_The records_.
################
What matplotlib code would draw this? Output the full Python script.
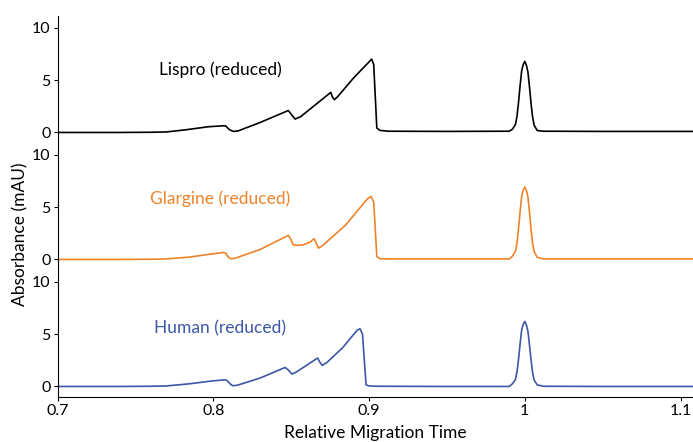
import matplotlib.pyplot as plt

plt.rcParams["font.family"] = ["Lato", "DejaVu Sans"]
plt.rcParams["font.size"] = 11

# Traces (relative migration time, absorbance mAU)
lispro_x = [0.70, 0.74, 0.76, 0.770, 0.782, 0.797, 0.8065, 0.8080, 0.8105, 0.8129, 0.8160,
            0.8300, 0.8482, 0.8500, 0.8525, 0.8560, 0.8754, 0.8765, 0.8777, 0.8800, 0.8900,
            0.9000, 0.9017, 0.9030, 0.9050, 0.9070, 0.912, 0.95, 0.990, 0.992, 0.994,
            0.995, 0.996, 0.997, 0.998, 0.999, 1.000, 1.001, 1.002, 1.003, 1.004,
            1.005, 1.006, 1.008, 1.012, 1.05, 1.11]
lispro_y = [0.0, 0.0, 0.02, 0.05, 0.25, 0.55, 0.64, 0.62, 0.25, 0.10, 0.15,
            0.95, 2.10, 1.75, 1.28, 1.50, 3.83, 3.40, 3.13, 3.45, 5.20,
            6.75, 7.02, 6.50, 0.42, 0.20, 0.12, 0.10, 0.12, 0.30, 0.75,
            1.55, 2.90, 4.50, 5.90, 6.50, 6.80, 6.45, 5.80, 4.40, 2.80,
            1.50, 0.70, 0.18, 0.12, 0.10, 0.10]

glargine_x = [0.70, 0.74, 0.76, 0.770, 0.785, 0.7976, 0.8065, 0.8080, 0.8095, 0.8112, 0.8140,
              0.8300, 0.8482, 0.8495, 0.8514, 0.8540, 0.8578, 0.8620, 0.8647, 0.8660, 0.8675,
              0.8700, 0.8850, 0.8990, 0.9013, 0.9030, 0.9050, 0.9070, 0.912, 0.95, 0.990,
              0.992, 0.994, 0.995, 0.996, 0.997, 0.998, 0.999, 1.000, 1.001, 1.002,
              1.003, 1.004, 1.005, 1.006, 1.008, 1.012, 1.05, 1.11]
glargine_y = [0.0, 0.0, 0.02, 0.05, 0.23, 0.50, 0.67, 0.60, 0.25, 0.07, 0.12,
              0.95, 2.30, 2.00, 1.40, 1.35, 1.40, 1.65, 1.98, 1.60, 1.09,
              1.30, 3.30, 5.80, 6.03, 5.50, 0.29, 0.07, 0.05, 0.05, 0.05,
              0.30, 0.78, 1.60, 2.95, 4.60, 6.05, 6.65, 6.93, 6.60, 6.00,
              4.55, 2.90, 1.55, 0.75, 0.20, 0.05, 0.05, 0.05]

human_x = [0.70, 0.74, 0.76, 0.770, 0.785, 0.7976, 0.8075, 0.8090, 0.8108, 0.8125, 0.8155,
           0.8300, 0.8461, 0.8480, 0.8504, 0.8530, 0.8670, 0.8685, 0.8700, 0.8730,
           0.8830, 0.8925, 0.8942, 0.8958, 0.8981, 0.9000, 0.906, 0.95, 0.990, 0.992,
           0.994, 0.995, 0.996, 0.997, 0.998, 0.999, 1.000, 1.001, 1.002, 1.003,
           1.004, 1.005, 1.006, 1.008, 1.012, 1.05, 1.11]
human_y = [0.0, 0.0, 0.02, 0.05, 0.26, 0.50, 0.64, 0.55, 0.25, 0.07, 0.12,
           0.80, 1.82, 1.60, 1.19, 1.35, 2.72, 2.30, 2.01, 2.30,
           3.70, 5.40, 5.52, 5.00, 0.16, 0.05, 0.02, 0.0, 0.0, 0.25,
           0.65, 1.40, 2.60, 4.10, 5.40, 5.95, 6.22, 5.90, 5.30, 4.00,
           2.55, 1.35, 0.62, 0.15, 0.02, 0.0, 0.0]

names = ["Lispro (reduced)", "Glargine (reduced)", "Human (reduced)"]
colors = ["#000000", "#F0832A", "#3D56A6"]
traces = [(lispro_x, lispro_y), (glargine_x, glargine_y), (human_x, human_y)]
label_y = [6.0, 5.8, 5.6]

fig = plt.figure(figsize=(6.93, 4.42), dpi=100)
left, bottom, top = 0.083, 0.102, 0.964
h = (top - bottom) / 3

for i, ((xs, ys), name, c) in enumerate(zip(traces, names, colors)):
    ax = fig.add_axes([left, top - (i + 1) * h, 1.0 - left, h])
    ax.plot(xs, ys, color=c, lw=1.2)
    ax.set_xlim(0.7, 1.108)
    ax.set_ylim(-1.0, 11.15)
    ax.set_yticks([0, 5, 10])
    ax.text(0.8044, label_y[i], name, color=c, ha="center", va="center", fontsize=12.5)
    ax.spines["top"].set_visible(False)
    ax.spines["right"].set_visible(False)
    ax.patch.set_visible(False)
    ax.tick_params(length=3, width=0.8, pad=2, labelsize=11.5)
    if i < 2:
        ax.spines["bottom"].set_visible(False)
        ax.set_xticks([])
    else:
        ax.set_xticks([0.7, 0.8, 0.9, 1.0, 1.1])
        ax.set_xticklabels(["0.7", "0.8", "0.9", "1", "1.1"])
        ax.set_xlabel("Relative Migration Time", fontsize=12.5, labelpad=5)

fig.text(0.03, 0.47, "Absorbance (mAU)", rotation=90, ha="center", va="center", fontsize=12.5)
fig.savefig("out.png", dpi=100)
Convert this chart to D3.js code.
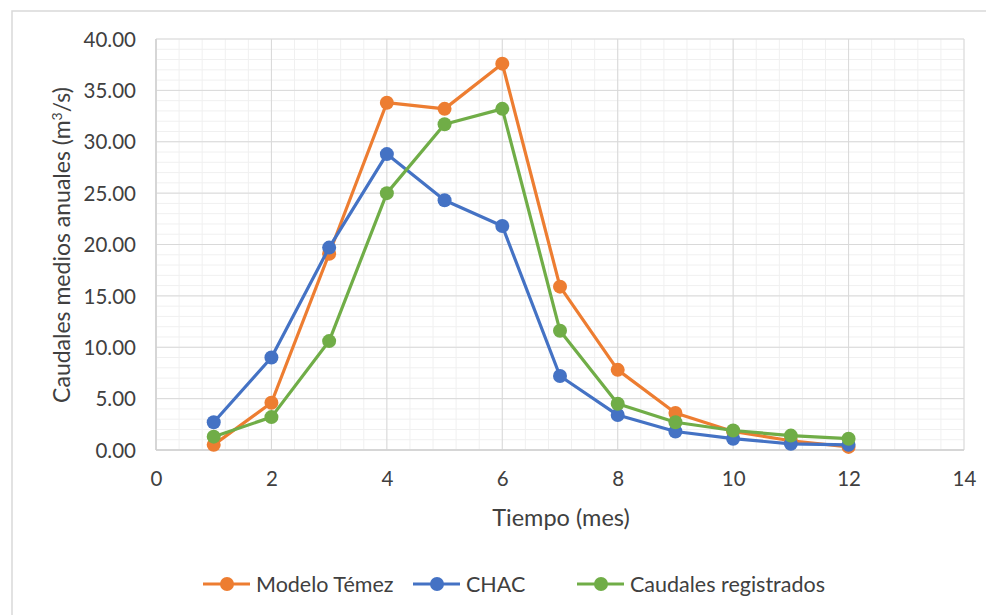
<!DOCTYPE html>
<html>
<head>
<meta charset="utf-8">
<script src="https://cdn.jsdelivr.net/npm/d3@7"></script>
<style>
  html, body { margin: 0; padding: 0; background: #fff; }
  svg { display: block; }
  text { font-family: Lato, "Open Sans", sans-serif; fill: #404040; }
</style>
</head>
<body>
<svg id="chart" width="986" height="615"></svg>
<script>
// Monthly mean discharge (m³/s) per source
const months = [1, 2, 3, 4, 5, 6, 7, 8, 9, 10, 11, 12];
const modeloTemez = [0.5, 4.6, 19.1, 33.8, 33.2, 37.6, 15.9, 7.8, 3.6, 1.8, 0.9, 0.3];
const chac = [2.7, 9.0, 19.7, 28.8, 24.3, 21.8, 7.2, 3.4, 1.8, 1.1, 0.6, 0.5];
const caudalesRegistrados = [1.3, 3.2, 10.6, 25.0, 31.7, 33.2, 11.6, 4.5, 2.7, 1.9, 1.4, 1.1];

const seriesNames = ["Modelo Témez", "CHAC", "Caudales registrados"];
const seriesColors = ["#ed7d31", "#4472c4", "#70ad47"];
const seriesValues = [modeloTemez, chac, caudalesRegistrados];

const xTicks = [0, 2, 4, 6, 8, 10, 12, 14];
const yTicks = [0, 5, 10, 15, 20, 25, 30, 35, 40];

const svg = d3.select("#chart");

// Outer chart frame (extends past the right and bottom of the view)
svg.append("rect")
  .attr("x", 12).attr("y", 11)
  .attr("width", 1000).attr("height", 640)
  .attr("fill", "#fff")
  .attr("stroke", "#d9d9d9")
  .attr("stroke-width", 1.5);

const plot = { left: 156, right: 964, top: 39, bottom: 450 };

const x = d3.scaleLinear().domain([0, 14]).range([plot.left, plot.right]);
const y = d3.scaleLinear().domain([0, 40]).range([plot.bottom, plot.top]);

// Minor gridlines
const grid = svg.append("g");
grid.selectAll(".vminor")
  .data(d3.range(0, 14.001, 0.4))
  .join("line")
  .attr("x1", d => x(d)).attr("x2", d => x(d))
  .attr("y1", plot.top).attr("y2", plot.bottom)
  .attr("stroke", "#f0f0f0").attr("stroke-width", 1);
grid.selectAll(".hminor")
  .data(d3.range(0, 40.001, 1))
  .join("line")
  .attr("y1", d => y(d)).attr("y2", d => y(d))
  .attr("x1", plot.left).attr("x2", plot.right)
  .attr("stroke", "#f0f0f0").attr("stroke-width", 1);

// Major gridlines
grid.selectAll(".vmajor")
  .data(xTicks)
  .join("line")
  .attr("x1", d => x(d)).attr("x2", d => x(d))
  .attr("y1", plot.top).attr("y2", plot.bottom)
  .attr("stroke", "#d9d9d9").attr("stroke-width", 1);
grid.selectAll(".hmajor")
  .data(yTicks)
  .join("line")
  .attr("y1", d => y(d)).attr("y2", d => y(d))
  .attr("x1", plot.left).attr("x2", plot.right)
  .attr("stroke", "#d9d9d9").attr("stroke-width", 1);

// Axis lines
svg.append("line")
  .attr("x1", plot.left).attr("x2", plot.left)
  .attr("y1", plot.top).attr("y2", plot.bottom)
  .attr("stroke", "#d0d0d0").attr("stroke-width", 1.5);
svg.append("line")
  .attr("x1", plot.left).attr("x2", plot.right)
  .attr("y1", plot.bottom).attr("y2", plot.bottom)
  .attr("stroke", "#d0d0d0").attr("stroke-width", 1.5);

// Axes (labels only)
const xAxis = svg.append("g")
  .attr("transform", `translate(0,${plot.bottom})`)
  .call(d3.axisBottom(x).tickValues(xTicks).tickSize(0).tickPadding(0).tickFormat(d3.format("d")));
xAxis.select(".domain").remove();
xAxis.selectAll("text")
  .attr("y", 36).attr("dy", null)
  .style("font-size", "20.5px").attr("fill", "#404040")
  .style("font-family", "Lato, 'Open Sans', sans-serif");

const yAxis = svg.append("g")
  .attr("transform", `translate(${plot.left},0)`)
  .call(d3.axisLeft(y).tickValues(yTicks).tickSize(0).tickPadding(0).tickFormat(d3.format(".2f")));
yAxis.select(".domain").remove();
yAxis.selectAll("text")
  .attr("x", -20).attr("dy", "0.35em")
  .style("font-size", "20.5px").attr("fill", "#404040")
  .style("font-family", "Lato, 'Open Sans', sans-serif");

// Axis titles
svg.append("text")
  .attr("x", 561).attr("y", 526)
  .attr("text-anchor", "middle")
  .style("font-size", "23.5px")
  .text("Tiempo (mes)");

const yTitle = svg.append("text")
  .attr("transform", "translate(70,245) rotate(-90)")
  .attr("text-anchor", "middle")
  .style("font-size", "23px");
yTitle.append("tspan").text("Caudales medios anuales (m");
yTitle.append("tspan").attr("dy", -8).style("font-size", "14px").text("3");
yTitle.append("tspan").attr("dy", 8).text("/s)");

// Series lines and markers
const line = d3.line().x(d => x(d.m)).y(d => y(d.v));
seriesValues.forEach((vals, i) => {
  const pts = months.map((m, j) => ({ m, v: vals[j] }));
  const g = svg.append("g");
  g.append("path")
    .datum(pts)
    .attr("d", line)
    .attr("fill", "none")
    .attr("stroke", seriesColors[i])
    .attr("stroke-width", 3.2)
    .attr("stroke-linejoin", "round");
  g.selectAll("circle")
    .data(pts)
    .join("circle")
    .attr("cx", d => x(d.m))
    .attr("cy", d => y(d.v))
    .attr("r", 7)
    .attr("fill", seriesColors[i]);
});

// Legend
const legendX = [203, 413, 577];
const legend = svg.append("g");
seriesNames.forEach((name, i) => {
  const lg = legend.append("g").attr("transform", `translate(${legendX[i]},584)`);
  lg.append("line")
    .attr("x1", 0).attr("x2", 47)
    .attr("stroke", seriesColors[i]).attr("stroke-width", 3.2);
  lg.append("circle").attr("cx", 24).attr("r", 7).attr("fill", seriesColors[i]);
  lg.append("text")
    .attr("x", 53).attr("dy", "0.35em")
    .style("font-size", "21.5px")
    .text(name);
});
</script>
</body>
</html>
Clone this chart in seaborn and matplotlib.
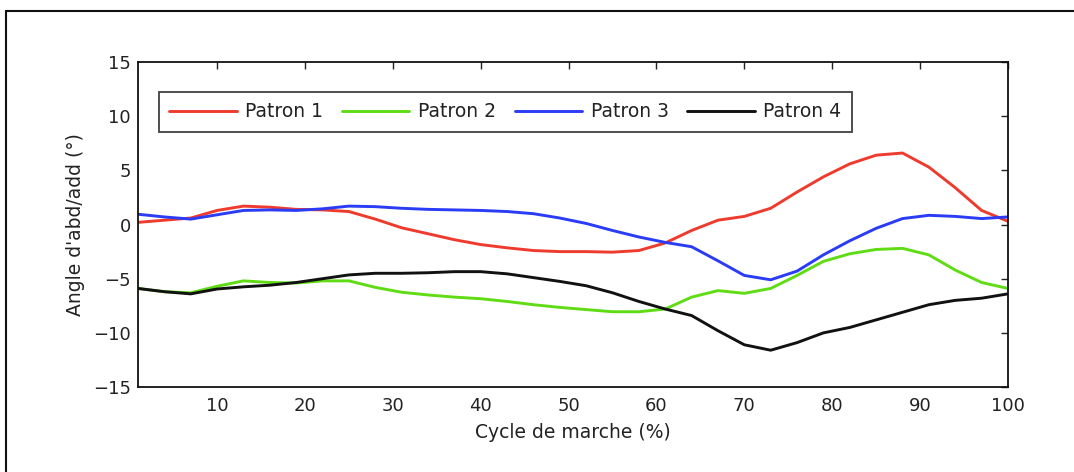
################
_Given problem_. Copy exactly the lines running from the beginning of the listing through the line that has "4.55, 2.90, 1.55, 0.75, 0.20, 0.05, 0.05, 0.05]". Drop the pictures.

_Written answer_.
What matplotlib code would draw this? Output the full Python script.
import matplotlib.pyplot as plt

plt.rcParams["font.family"] = ["Lato", "DejaVu Sans"]
plt.rcParams["font.size"] = 11

# Traces (relative migration time, absorbance mAU)
lispro_x = [0.70, 0.74, 0.76, 0.770, 0.782, 0.797, 0.8065, 0.8080, 0.8105, 0.8129, 0.8160,
            0.8300, 0.8482, 0.8500, 0.8525, 0.8560, 0.8754, 0.8765, 0.8777, 0.8800, 0.8900,
            0.9000, 0.9017, 0.9030, 0.9050, 0.9070, 0.912, 0.95, 0.990, 0.992, 0.994,
            0.995, 0.996, 0.997, 0.998, 0.999, 1.000, 1.001, 1.002, 1.003, 1.004,
            1.005, 1.006, 1.008, 1.012, 1.05, 1.11]
lispro_y = [0.0, 0.0, 0.02, 0.05, 0.25, 0.55, 0.64, 0.62, 0.25, 0.10, 0.15,
            0.95, 2.10, 1.75, 1.28, 1.50, 3.83, 3.40, 3.13, 3.45, 5.20,
            6.75, 7.02, 6.50, 0.42, 0.20, 0.12, 0.10, 0.12, 0.30, 0.75,
            1.55, 2.90, 4.50, 5.90, 6.50, 6.80, 6.45, 5.80, 4.40, 2.80,
            1.50, 0.70, 0.18, 0.12, 0.10, 0.10]

glargine_x = [0.70, 0.74, 0.76, 0.770, 0.785, 0.7976, 0.8065, 0.8080, 0.8095, 0.8112, 0.8140,
              0.8300, 0.8482, 0.8495, 0.8514, 0.8540, 0.8578, 0.8620, 0.8647, 0.8660, 0.8675,
              0.8700, 0.8850, 0.8990, 0.9013, 0.9030, 0.9050, 0.9070, 0.912, 0.95, 0.990,
              0.992, 0.994, 0.995, 0.996, 0.997, 0.998, 0.999, 1.000, 1.001, 1.002,
              1.003, 1.004, 1.005, 1.006, 1.008, 1.012, 1.05, 1.11]
glargine_y = [0.0, 0.0, 0.02, 0.05, 0.23, 0.50, 0.67, 0.60, 0.25, 0.07, 0.12,
              0.95, 2.30, 2.00, 1.40, 1.35, 1.40, 1.65, 1.98, 1.60, 1.09,
              1.30, 3.30, 5.80, 6.03, 5.50, 0.29, 0.07, 0.05, 0.05, 0.05,
              0.30, 0.78, 1.60, 2.95, 4.60, 6.05, 6.65, 6.93, 6.60, 6.00,
              4.55, 2.90, 1.55, 0.75, 0.20, 0.05, 0.05, 0.05]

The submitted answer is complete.